Exercise directions: Print exactly the lines that run from the line containing "Emit a Python" to the line containing "HEAD = ['Lato', 'DejaVu Sans']", both included, and nothing else; pictures stay out.

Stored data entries
▬▬▬▬▬▬▬▬▬▬
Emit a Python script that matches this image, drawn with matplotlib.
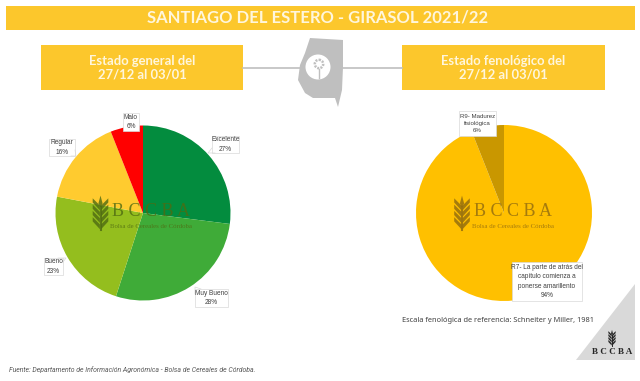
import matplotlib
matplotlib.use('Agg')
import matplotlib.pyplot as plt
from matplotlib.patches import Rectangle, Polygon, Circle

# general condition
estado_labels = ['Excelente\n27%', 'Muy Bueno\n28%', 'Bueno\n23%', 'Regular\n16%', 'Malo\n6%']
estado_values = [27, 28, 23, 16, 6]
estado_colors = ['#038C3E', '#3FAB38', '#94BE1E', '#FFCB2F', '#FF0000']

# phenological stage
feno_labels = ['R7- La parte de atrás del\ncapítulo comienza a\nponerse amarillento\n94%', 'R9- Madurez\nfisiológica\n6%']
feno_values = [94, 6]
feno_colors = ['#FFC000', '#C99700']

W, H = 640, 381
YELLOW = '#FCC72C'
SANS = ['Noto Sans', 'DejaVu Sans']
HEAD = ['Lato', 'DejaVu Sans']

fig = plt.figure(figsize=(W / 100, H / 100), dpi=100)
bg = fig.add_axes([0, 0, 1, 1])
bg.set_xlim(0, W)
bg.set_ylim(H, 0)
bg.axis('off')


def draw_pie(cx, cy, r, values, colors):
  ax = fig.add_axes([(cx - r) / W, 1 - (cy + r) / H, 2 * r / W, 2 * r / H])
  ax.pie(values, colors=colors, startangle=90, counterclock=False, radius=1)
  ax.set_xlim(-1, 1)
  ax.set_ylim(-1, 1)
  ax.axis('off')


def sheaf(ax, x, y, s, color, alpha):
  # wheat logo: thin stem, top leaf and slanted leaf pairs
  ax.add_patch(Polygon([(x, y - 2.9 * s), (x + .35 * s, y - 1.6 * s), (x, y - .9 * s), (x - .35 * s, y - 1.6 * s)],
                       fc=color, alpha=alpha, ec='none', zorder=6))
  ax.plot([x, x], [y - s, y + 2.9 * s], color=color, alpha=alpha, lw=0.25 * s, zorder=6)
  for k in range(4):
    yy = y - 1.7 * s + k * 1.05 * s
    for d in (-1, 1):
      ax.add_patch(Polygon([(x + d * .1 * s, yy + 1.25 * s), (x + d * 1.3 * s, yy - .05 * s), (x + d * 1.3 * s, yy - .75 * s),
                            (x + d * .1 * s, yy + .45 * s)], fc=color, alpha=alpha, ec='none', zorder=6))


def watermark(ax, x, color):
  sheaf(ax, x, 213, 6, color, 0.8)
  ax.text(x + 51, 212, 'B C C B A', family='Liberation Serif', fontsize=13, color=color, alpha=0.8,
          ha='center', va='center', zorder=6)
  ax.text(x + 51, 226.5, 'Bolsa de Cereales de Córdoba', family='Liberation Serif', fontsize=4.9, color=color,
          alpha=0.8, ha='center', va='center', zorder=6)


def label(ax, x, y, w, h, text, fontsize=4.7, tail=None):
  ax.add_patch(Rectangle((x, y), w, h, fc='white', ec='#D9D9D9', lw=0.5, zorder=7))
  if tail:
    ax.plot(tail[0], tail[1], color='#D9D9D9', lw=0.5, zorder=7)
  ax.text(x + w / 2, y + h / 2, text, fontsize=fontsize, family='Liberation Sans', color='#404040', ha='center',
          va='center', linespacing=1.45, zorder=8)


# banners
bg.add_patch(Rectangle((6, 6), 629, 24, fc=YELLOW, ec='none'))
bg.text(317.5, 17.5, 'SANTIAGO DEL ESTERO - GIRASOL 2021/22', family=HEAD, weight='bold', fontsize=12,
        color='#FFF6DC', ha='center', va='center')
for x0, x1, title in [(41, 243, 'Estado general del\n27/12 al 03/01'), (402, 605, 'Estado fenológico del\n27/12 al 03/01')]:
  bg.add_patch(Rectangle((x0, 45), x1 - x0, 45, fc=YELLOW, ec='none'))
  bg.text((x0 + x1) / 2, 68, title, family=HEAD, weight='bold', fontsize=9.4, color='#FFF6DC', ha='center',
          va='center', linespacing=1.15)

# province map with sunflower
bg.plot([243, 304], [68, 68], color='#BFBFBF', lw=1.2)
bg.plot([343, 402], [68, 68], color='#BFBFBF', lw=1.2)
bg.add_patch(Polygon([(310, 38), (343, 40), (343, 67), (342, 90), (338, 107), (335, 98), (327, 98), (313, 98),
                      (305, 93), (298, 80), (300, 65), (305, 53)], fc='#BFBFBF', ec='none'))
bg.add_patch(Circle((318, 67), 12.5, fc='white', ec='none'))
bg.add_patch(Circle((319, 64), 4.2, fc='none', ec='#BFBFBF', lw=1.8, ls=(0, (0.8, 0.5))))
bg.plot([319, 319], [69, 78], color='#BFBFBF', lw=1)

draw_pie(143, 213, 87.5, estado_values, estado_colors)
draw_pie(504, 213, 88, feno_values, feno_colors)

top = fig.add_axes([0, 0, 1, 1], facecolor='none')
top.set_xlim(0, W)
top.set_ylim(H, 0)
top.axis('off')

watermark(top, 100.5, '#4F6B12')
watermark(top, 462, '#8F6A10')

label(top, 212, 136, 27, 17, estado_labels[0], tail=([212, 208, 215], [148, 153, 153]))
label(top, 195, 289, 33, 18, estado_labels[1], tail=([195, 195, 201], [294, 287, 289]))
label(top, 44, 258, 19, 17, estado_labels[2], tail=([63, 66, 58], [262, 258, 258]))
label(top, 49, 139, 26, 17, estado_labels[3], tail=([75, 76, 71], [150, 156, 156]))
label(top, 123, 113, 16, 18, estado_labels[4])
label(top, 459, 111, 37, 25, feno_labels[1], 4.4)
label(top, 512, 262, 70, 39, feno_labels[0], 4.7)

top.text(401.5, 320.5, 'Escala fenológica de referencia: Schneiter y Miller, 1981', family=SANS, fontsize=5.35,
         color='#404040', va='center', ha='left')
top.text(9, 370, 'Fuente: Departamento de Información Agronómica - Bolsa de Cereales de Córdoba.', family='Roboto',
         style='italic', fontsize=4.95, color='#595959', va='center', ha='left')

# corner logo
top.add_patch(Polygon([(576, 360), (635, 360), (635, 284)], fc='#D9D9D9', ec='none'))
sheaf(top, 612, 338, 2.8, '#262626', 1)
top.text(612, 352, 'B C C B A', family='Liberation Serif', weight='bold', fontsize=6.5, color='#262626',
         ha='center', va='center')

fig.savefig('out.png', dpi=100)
▬▬▬▬▬▬▬▬▬▬
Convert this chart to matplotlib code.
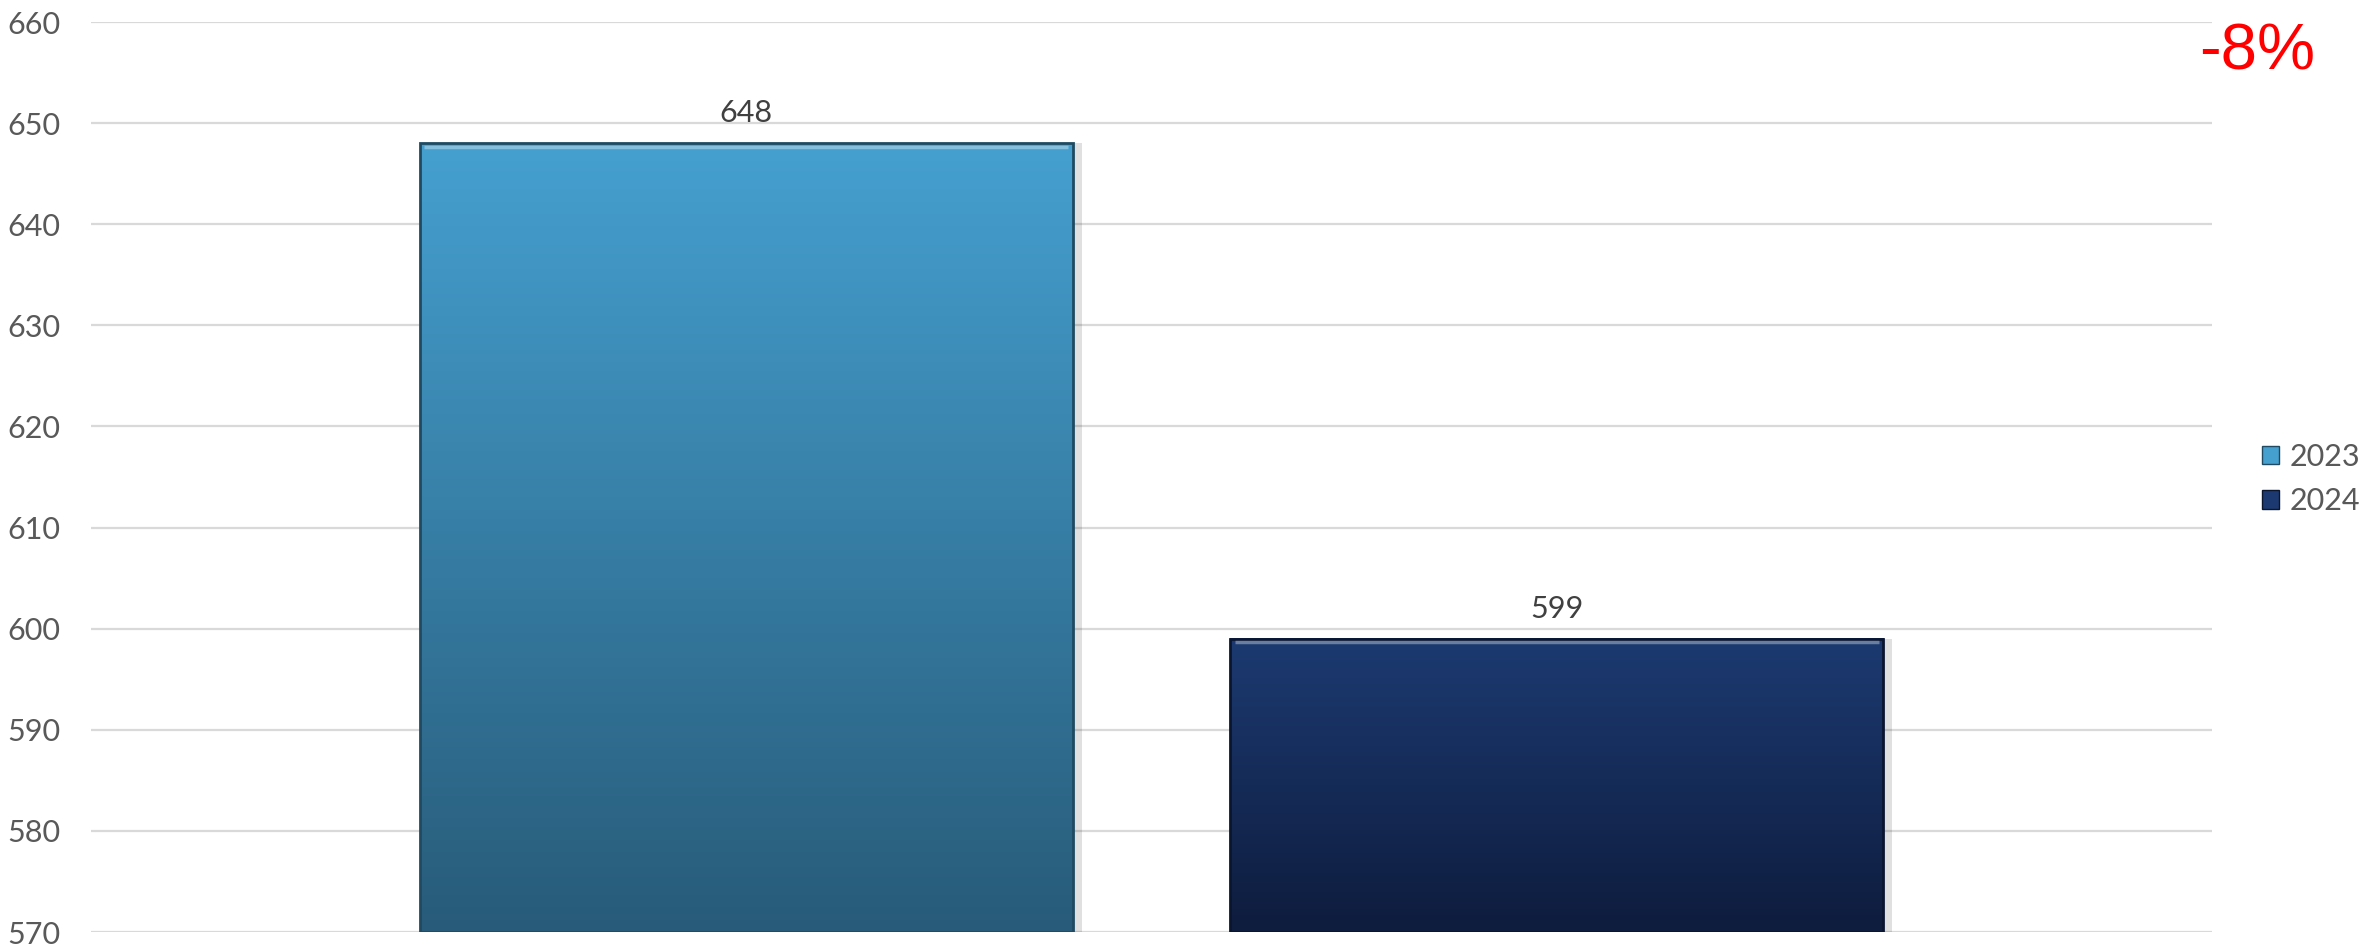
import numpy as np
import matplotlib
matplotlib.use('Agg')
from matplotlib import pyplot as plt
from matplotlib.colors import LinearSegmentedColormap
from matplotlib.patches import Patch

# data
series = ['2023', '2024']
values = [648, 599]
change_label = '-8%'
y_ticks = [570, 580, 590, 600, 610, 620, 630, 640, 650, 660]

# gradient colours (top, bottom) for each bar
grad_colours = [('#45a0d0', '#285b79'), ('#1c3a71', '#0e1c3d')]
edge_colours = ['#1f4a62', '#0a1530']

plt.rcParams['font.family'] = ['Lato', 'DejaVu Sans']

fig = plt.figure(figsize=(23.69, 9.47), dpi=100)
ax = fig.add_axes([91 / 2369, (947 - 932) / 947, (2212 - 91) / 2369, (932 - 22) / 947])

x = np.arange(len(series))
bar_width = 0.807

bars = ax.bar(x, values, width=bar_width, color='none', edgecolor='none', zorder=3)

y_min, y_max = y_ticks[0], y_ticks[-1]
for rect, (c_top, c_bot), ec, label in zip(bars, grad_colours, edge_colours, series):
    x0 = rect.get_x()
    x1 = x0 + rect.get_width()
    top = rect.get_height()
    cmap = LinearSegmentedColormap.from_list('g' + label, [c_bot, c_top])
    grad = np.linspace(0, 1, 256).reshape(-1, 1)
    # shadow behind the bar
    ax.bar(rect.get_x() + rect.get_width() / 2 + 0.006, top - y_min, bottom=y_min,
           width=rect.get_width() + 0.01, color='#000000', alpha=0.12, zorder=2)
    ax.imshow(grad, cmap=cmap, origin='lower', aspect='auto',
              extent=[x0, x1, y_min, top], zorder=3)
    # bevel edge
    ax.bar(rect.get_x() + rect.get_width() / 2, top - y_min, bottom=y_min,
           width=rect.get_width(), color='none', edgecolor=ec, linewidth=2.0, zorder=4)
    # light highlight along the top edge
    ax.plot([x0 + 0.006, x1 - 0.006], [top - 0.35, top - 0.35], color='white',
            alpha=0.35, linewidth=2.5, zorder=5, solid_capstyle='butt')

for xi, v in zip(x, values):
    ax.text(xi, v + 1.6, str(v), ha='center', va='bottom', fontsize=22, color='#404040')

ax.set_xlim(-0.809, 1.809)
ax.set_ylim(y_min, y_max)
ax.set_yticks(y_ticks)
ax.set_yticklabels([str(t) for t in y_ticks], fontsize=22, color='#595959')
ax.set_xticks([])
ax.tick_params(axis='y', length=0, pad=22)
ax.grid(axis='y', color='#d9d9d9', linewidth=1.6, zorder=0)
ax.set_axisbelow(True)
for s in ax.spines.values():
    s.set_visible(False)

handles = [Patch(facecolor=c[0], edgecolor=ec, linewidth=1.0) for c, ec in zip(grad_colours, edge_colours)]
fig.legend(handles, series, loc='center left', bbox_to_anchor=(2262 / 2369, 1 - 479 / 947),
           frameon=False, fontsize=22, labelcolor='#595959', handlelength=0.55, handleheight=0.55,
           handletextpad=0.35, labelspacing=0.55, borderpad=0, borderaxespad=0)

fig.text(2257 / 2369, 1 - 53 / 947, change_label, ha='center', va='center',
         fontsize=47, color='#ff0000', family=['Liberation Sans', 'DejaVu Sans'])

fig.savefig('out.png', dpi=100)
▬▬▬▬▬▬▬▬▬▬
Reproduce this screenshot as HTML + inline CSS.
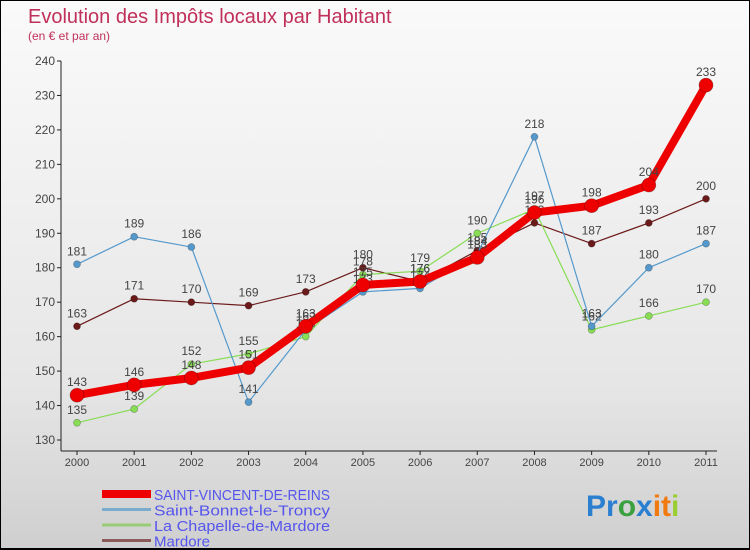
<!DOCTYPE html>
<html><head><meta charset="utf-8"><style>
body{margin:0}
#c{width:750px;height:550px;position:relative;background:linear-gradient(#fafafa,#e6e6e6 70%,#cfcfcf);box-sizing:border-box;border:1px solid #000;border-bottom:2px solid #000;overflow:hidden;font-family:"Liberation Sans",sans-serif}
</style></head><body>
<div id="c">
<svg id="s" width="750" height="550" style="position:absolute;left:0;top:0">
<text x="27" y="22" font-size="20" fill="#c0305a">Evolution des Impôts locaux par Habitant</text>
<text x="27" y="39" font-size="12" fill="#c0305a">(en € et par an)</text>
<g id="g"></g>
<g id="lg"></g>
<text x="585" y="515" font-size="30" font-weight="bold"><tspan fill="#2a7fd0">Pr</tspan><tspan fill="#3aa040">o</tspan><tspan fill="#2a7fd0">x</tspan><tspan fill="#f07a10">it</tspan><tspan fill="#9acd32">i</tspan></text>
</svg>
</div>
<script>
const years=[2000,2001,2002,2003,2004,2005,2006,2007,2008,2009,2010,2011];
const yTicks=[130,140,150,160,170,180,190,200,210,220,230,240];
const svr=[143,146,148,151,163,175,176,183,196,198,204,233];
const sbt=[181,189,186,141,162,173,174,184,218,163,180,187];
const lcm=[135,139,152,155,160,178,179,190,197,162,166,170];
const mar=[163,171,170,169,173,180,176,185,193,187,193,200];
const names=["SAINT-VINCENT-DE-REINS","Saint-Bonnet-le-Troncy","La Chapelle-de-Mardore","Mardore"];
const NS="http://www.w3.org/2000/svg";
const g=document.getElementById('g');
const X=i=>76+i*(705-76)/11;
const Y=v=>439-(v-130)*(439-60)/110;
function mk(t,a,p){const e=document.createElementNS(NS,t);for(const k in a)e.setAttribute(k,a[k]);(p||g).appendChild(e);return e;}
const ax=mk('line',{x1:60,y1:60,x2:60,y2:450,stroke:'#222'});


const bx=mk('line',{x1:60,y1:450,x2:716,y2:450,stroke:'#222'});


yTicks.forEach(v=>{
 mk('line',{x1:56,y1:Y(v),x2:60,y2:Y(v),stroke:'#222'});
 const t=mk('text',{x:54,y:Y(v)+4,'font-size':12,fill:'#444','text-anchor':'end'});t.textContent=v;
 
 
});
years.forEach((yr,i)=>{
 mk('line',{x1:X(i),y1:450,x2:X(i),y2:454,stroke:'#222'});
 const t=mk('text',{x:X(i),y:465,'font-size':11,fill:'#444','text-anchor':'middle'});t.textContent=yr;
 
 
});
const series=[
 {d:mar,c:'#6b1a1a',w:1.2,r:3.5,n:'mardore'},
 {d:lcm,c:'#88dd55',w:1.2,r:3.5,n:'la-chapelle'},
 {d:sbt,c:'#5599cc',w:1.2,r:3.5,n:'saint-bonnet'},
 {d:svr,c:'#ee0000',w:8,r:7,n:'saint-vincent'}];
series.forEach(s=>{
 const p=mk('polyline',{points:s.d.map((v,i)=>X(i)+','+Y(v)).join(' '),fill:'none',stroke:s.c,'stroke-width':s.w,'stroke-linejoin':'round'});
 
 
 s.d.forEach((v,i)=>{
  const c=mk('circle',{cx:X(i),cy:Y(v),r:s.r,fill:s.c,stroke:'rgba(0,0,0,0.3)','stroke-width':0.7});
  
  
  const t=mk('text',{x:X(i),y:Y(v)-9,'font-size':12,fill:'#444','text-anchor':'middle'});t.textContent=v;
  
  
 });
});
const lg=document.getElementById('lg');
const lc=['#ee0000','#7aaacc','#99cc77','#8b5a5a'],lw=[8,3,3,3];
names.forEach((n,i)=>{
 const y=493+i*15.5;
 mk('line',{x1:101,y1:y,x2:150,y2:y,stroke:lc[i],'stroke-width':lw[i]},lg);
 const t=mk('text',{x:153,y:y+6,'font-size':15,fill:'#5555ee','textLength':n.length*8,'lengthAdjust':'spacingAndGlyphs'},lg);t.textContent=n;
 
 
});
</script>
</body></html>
▬▬▬▬▬▬▬▬▬▬
Exercise response:
Emit a Python script that matches this image, drawn with matplotlib.
import matplotlib
matplotlib.use('Agg')
import matplotlib.pyplot as plt
from matplotlib.patches import Rectangle, Polygon, Circle

# general condition
estado_labels = ['Excelente\n27%', 'Muy Bueno\n28%', 'Bueno\n23%', 'Regular\n16%', 'Malo\n6%']
estado_values = [27, 28, 23, 16, 6]
estado_colors = ['#038C3E', '#3FAB38', '#94BE1E', '#FFCB2F', '#FF0000']

# phenological stage
feno_labels = ['R7- La parte de atrás del\ncapítulo comienza a\nponerse amarillento\n94%', 'R9- Madurez\nfisiológica\n6%']
feno_values = [94, 6]
feno_colors = ['#FFC000', '#C99700']

W, H = 640, 381
YELLOW = '#FCC72C'
SANS = ['Noto Sans', 'DejaVu Sans']
HEAD = ['Lato', 'DejaVu Sans']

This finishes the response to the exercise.